Breviatea, commonly known as breviate amoebae, are a group of free-living, amitochondriate protists with uncertain phylogenetic position. They are biflagellate, and can live in anaerobic (oxygen-free) environments. They are currently placed in the Obazoa clade. They likely do not possess vinculin proteins. Their metabolism relies on fermentative production of ATP as an adaptation to their low-oxygen environment.

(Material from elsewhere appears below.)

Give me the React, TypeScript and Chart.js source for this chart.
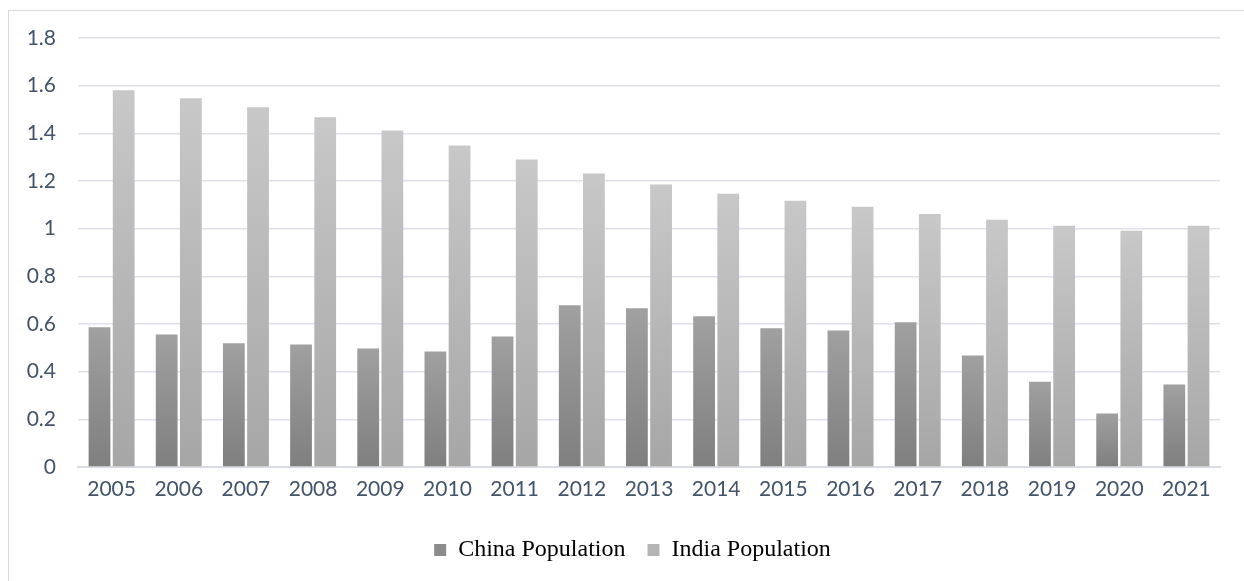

The lineage emerged roughly one billion years ago, at a time when the oxygen content of the Earth's oceans was low, and they thus developed anaerobic lifestyles. Together with apusomonads, they are the closest relatives of the opisthokonts, a group that includes animals and fungi.
==Characteristics==
=== Mitochondrion-related organelles ===
Mitochondrion-related organelles (MROs) are organelles that evolved from a degradation of ancestral, fully functional mitochondria. Among Breviatea, MROs are present in Pygsuia, Breviata and Subulatomonas. In the cells of Pygsuia, for which the complete transcriptome is known, there is a single smooth MRO that lacks a mitochondrial genome and most components of the electron transport chain. Of the citric acid cycle enzymes, which are present in the mitochondria in other organisms, only two are present in Pygsuia: fumarase and succinate dehydrogenase. In contrast, Lenisia cells contain multiple MROs with cristae.

== Evolution ==
Breviatea is a clade of basal eukaryotes. They are closely related to the apusomonads and the Opisthokonta supergroup, and together they compose the larger clade Obazoa, which is the sister group to Amoebozoa. Within Breviatea, the four known genera are distributed into smaller clades of two species each: one uniting Breviata with Subulatomonas, and one uniting Lenisia with Pygsuia.
The Breviatea group also has a recently found Breviatea-related sister clade with mitochondrial genomes. these groups, found in intertidal mudflat sediment, contain many of the ETC components lost in Breviatea.

== Taxonomy ==
=== History ===
The class Breviatea was created in 2004 by British protozoologist Thomas Cavalier-Smith to group a problematic taxon previously known as 'Mastigamoeba invertens'. This organism, initially classified in the Archamoebae within phylum Amoebozoa, appeared to strongly diverge in phylogenetic trees based on ribosomal RNA and had a structure very different from other archamoebae. Because of these results, 'M. invertens was separated into the order Breviatida, contained in the monotypic class Breviatea. The organism was eventually renamed Breviata anathema. A second genus and species, Subulatomonas tetraspora, was described in 2011. Cavalier-Smith established a family-level rank, Breviatidae, for both genera in 2013. The same year, a third genus and species of breviates was described, Pygsuia biforma, later classified by Cavalier-Smith in a separate family Pygsuidae. In 2016, a fourth breviate Lenisia limosa was described without a family rank.

=== Classification ===
There are currently four accepted genera, each containing only one species.
- Breviata
  - Breviata anathema
- Lenisia
  - Lenisia limosa
- Pygsuia
  - Pygsuia biforma
- Subulatomonas
  - Subulatomonas tetraspora

== Distribution ==
Breviate species have been found in aquatic environments in various parts of the world, including off the coast of Prince Edward Island on the eastern coast of North America, around the San Juan Islands on the western coast of North America, off the coast of Catalonia in Spain, and in the Wadden Sea along the coast of Germany.